What to produce. Reproduce only the lines from the one containing "Recreate this image" through the one containing "y_ticks = [-10, 0, 10, 20, 30, 40, 50, 60]", exactly as written and with both ends included.
^^^^^^^^
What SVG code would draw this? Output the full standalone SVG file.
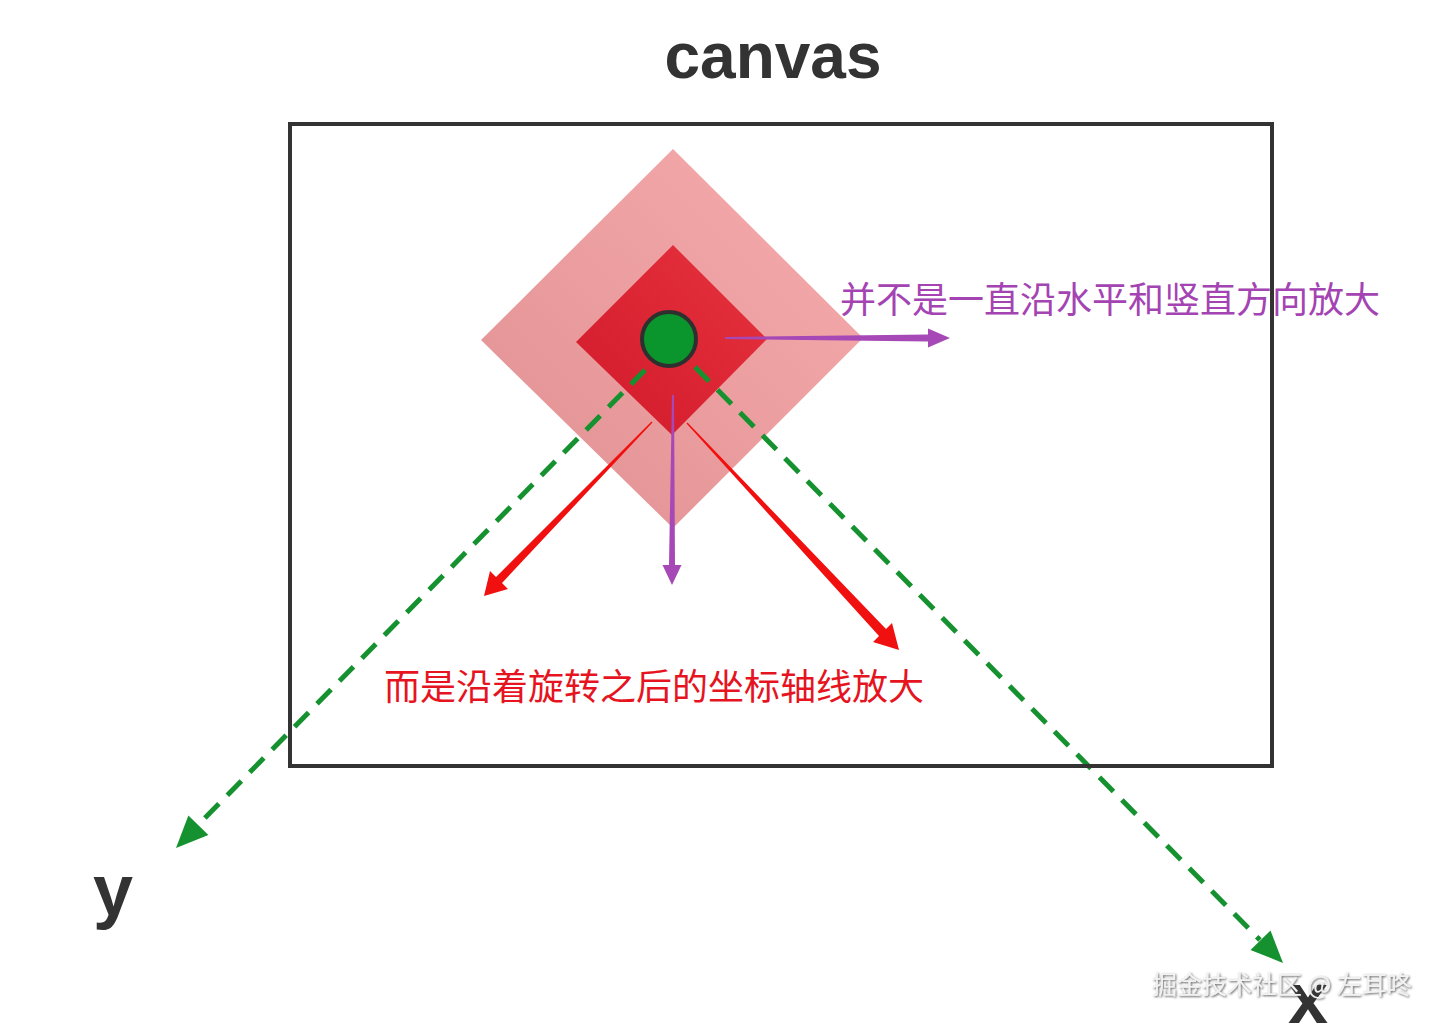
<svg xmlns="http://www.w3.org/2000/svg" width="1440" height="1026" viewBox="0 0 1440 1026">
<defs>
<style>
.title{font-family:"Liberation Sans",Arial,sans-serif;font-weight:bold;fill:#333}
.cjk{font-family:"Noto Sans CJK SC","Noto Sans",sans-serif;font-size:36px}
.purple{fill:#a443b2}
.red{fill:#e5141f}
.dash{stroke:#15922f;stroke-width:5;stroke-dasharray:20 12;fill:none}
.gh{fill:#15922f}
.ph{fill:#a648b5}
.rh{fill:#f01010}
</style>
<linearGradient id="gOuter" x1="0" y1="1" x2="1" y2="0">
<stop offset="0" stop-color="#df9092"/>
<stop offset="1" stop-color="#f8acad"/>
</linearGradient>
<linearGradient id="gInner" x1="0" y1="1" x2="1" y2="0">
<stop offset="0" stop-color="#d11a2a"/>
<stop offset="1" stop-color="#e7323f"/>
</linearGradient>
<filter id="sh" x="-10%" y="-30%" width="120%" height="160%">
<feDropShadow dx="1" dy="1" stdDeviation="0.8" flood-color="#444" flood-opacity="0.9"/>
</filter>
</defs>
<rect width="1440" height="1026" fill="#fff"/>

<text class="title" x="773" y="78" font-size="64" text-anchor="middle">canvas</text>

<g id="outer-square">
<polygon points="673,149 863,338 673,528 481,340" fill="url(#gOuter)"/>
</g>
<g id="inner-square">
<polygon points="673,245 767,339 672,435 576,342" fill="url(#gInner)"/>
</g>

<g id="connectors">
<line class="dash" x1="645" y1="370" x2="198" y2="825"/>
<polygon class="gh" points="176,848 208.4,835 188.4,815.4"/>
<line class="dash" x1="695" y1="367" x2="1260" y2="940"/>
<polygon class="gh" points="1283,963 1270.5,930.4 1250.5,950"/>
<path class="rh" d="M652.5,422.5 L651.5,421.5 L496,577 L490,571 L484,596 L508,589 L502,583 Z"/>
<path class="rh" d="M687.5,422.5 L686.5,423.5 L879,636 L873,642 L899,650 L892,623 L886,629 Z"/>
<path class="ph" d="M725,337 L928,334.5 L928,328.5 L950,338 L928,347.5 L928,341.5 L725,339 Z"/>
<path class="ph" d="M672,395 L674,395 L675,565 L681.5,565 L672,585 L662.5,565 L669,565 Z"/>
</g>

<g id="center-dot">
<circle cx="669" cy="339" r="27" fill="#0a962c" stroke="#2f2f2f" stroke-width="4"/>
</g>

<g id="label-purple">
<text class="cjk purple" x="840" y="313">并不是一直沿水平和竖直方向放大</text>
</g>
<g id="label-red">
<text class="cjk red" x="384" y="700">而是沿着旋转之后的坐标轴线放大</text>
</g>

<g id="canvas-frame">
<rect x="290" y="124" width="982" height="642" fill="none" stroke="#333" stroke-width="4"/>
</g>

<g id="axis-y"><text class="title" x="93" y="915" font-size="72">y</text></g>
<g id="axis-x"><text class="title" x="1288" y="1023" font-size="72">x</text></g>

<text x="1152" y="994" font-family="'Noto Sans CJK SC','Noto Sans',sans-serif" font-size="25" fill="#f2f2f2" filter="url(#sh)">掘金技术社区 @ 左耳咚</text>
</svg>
^^^^^^^^
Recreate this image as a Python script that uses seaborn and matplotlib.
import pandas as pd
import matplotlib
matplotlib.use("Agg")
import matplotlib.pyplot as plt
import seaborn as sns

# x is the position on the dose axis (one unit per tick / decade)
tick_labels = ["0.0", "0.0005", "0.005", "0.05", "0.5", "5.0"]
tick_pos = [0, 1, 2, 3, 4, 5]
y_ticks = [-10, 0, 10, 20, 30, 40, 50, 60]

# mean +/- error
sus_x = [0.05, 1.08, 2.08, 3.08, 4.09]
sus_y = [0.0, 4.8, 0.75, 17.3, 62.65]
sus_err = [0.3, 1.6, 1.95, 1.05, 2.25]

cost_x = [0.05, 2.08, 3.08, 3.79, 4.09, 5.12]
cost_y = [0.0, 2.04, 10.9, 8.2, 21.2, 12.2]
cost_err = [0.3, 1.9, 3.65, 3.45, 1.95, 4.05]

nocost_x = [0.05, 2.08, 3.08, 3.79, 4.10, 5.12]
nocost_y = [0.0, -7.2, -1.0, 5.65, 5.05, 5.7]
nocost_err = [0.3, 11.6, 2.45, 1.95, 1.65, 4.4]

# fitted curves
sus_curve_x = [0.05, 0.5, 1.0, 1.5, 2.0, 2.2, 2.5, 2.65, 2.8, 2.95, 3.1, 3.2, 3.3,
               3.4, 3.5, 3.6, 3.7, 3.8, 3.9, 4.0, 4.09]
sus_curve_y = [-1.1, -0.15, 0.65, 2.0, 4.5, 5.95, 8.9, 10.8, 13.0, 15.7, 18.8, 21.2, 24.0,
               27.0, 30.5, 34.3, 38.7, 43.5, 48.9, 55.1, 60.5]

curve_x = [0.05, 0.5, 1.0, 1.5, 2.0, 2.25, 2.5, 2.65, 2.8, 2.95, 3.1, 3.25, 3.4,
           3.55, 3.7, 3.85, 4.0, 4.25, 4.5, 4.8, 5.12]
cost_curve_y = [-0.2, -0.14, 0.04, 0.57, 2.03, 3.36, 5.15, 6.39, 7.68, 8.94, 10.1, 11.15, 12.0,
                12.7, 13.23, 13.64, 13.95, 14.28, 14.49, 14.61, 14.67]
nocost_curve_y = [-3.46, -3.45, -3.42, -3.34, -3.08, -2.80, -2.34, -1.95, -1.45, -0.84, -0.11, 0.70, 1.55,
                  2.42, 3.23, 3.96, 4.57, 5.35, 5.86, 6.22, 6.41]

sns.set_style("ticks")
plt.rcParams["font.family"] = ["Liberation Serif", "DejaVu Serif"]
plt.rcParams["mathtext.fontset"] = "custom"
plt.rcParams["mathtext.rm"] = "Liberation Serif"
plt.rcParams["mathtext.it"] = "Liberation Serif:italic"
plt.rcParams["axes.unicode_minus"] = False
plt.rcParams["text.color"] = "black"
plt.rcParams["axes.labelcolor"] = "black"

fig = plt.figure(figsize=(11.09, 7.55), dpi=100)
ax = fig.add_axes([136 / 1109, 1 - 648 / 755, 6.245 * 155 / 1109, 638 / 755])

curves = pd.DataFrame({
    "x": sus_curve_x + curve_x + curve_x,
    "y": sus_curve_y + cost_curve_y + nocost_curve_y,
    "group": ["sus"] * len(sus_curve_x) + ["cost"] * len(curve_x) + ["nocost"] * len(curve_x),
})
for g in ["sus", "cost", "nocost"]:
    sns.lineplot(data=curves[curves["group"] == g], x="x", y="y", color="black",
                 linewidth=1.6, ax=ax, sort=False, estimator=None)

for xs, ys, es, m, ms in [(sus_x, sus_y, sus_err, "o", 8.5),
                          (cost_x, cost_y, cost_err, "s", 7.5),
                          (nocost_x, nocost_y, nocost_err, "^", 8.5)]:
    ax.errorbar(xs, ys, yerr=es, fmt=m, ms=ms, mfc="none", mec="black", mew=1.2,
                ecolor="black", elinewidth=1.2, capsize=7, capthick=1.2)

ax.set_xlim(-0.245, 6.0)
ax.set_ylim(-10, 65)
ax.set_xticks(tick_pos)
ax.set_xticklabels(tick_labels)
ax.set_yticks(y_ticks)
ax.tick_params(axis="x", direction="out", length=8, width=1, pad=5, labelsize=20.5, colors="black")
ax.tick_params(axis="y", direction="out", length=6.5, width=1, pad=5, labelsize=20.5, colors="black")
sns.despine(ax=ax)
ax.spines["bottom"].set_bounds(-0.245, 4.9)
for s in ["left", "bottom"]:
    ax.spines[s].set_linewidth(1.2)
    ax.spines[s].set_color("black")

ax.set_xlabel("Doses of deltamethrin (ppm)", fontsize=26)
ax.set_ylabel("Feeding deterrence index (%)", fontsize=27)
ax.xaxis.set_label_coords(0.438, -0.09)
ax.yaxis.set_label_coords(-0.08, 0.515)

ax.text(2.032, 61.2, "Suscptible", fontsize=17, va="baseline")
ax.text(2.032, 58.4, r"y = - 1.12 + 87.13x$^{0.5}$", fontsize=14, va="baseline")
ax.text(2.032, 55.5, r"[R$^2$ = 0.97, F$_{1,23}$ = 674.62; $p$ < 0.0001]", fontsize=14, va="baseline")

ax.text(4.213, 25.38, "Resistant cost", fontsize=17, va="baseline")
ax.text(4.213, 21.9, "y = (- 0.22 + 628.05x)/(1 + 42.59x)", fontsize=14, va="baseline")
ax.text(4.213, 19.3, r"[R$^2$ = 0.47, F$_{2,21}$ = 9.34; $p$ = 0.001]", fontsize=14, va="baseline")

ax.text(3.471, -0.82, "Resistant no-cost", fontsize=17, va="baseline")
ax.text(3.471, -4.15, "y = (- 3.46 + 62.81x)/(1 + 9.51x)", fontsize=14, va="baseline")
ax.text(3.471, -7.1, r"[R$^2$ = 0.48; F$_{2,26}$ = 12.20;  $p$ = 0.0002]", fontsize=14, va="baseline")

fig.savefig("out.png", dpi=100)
^^^^^^^^
Solution.
Recreate this image as a Python script that uses seaborn and matplotlib.
import pandas as pd
import matplotlib
matplotlib.use("Agg")
import matplotlib.pyplot as plt
import seaborn as sns

# x is the position on the dose axis (one unit per tick / decade)
tick_labels = ["0.0", "0.0005", "0.005", "0.05", "0.5", "5.0"]
tick_pos = [0, 1, 2, 3, 4, 5]
y_ticks = [-10, 0, 10, 20, 30, 40, 50, 60]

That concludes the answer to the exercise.